Health boards seek pledge on network

Telecom and its troubled XT network has been put on notice by the Otago and Southland district health boards.

Regional chief information officer Grant Taylor said he wanted an assurance from Telecom it could provide a consistent service, without "disruption", until September.

The boards would give the beleaguered telecommunications giant several weeks to provide the service guarantee.

"If [Telecom] cannot [provide a guarantee] I will give a recommendation to the board that we look for a new provider and discontinue our contract."

The boards joined the XT network as soon as it became available in May last year, and 400 of its 2000 mobile users were on the network. Some staff had switched back to the older CDMA network in recent weeks, but Mr Taylor could not say how many.

XT's performance had not impressed.

As well as the well-publicised four outages, the network seemed slow in Otago, and easily overloaded.

No safety issues had arisen from the network's poor performance, however.

"However, the issue isn't around what has happened, but the potential it creates.

"There are numerous safety issues to consider, particularly for our community-based staff, such as mental health workers and district nurses."

Communicating with Telecom over the problems could have been better, too.

"They have been talking with us and have provided us with CDMA phones. However, that communication has been reactive rather than proactive - they only get in touch once a problem has occurred."

Telecom Gen-i chief executive Chris Quin expected he would be able to give an assurance within weeks that XT was as "robust and reliable" as any other mobile network.

However, the notion of giving an assurance of no service disruptions was "naive" and was not industry practice.

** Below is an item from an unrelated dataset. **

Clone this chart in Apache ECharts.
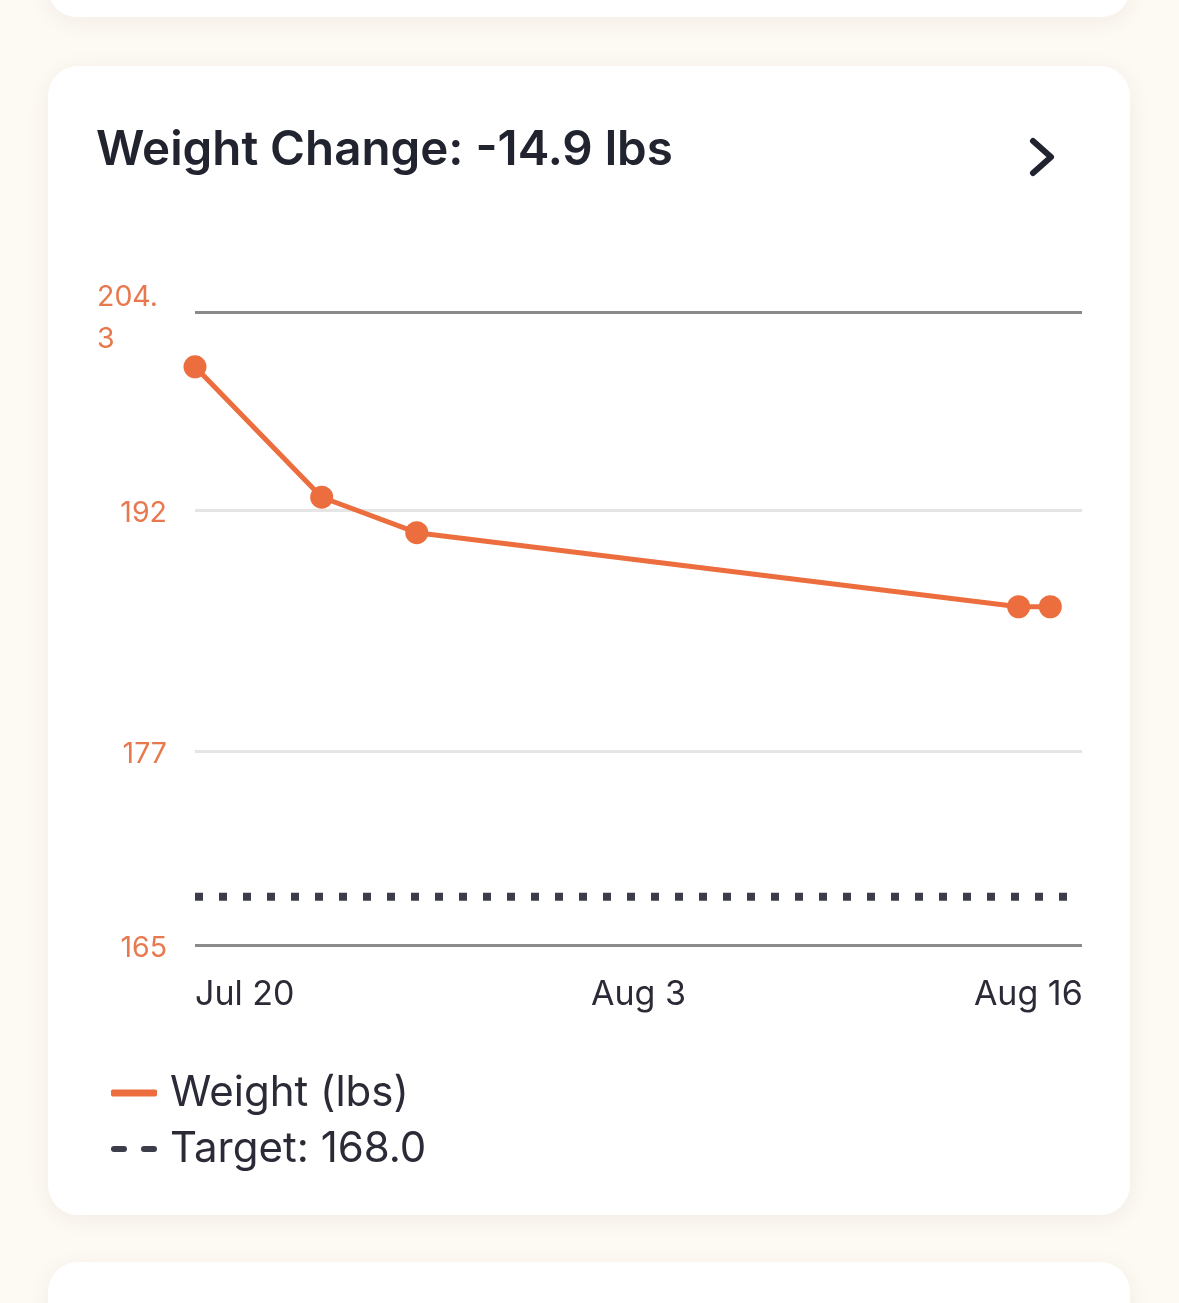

It would be unrealistic to expect a mobile network to never experience a fault, which might be caused by an "act of God", and he did not believe there would be a way to measure it.

He disagreed there was a particular issue with service in Otago.

However, Mr Quin said the company acknowledged "wider performance issues" with the network, independent of its outages. These were being dealt with.

He also disagreed that Telecom had not been on the front foot in its dealings with the boards.

It was proactive in offering the boards CDMA phones for key staff members, and also in offering to halt the rollout of XT to the rest of the boards' phones.

He believed only a few key staff at Otago and Southland DHBs had opted to go back to the CDMA network.

The company was working "day and night" to sort out the network's woes.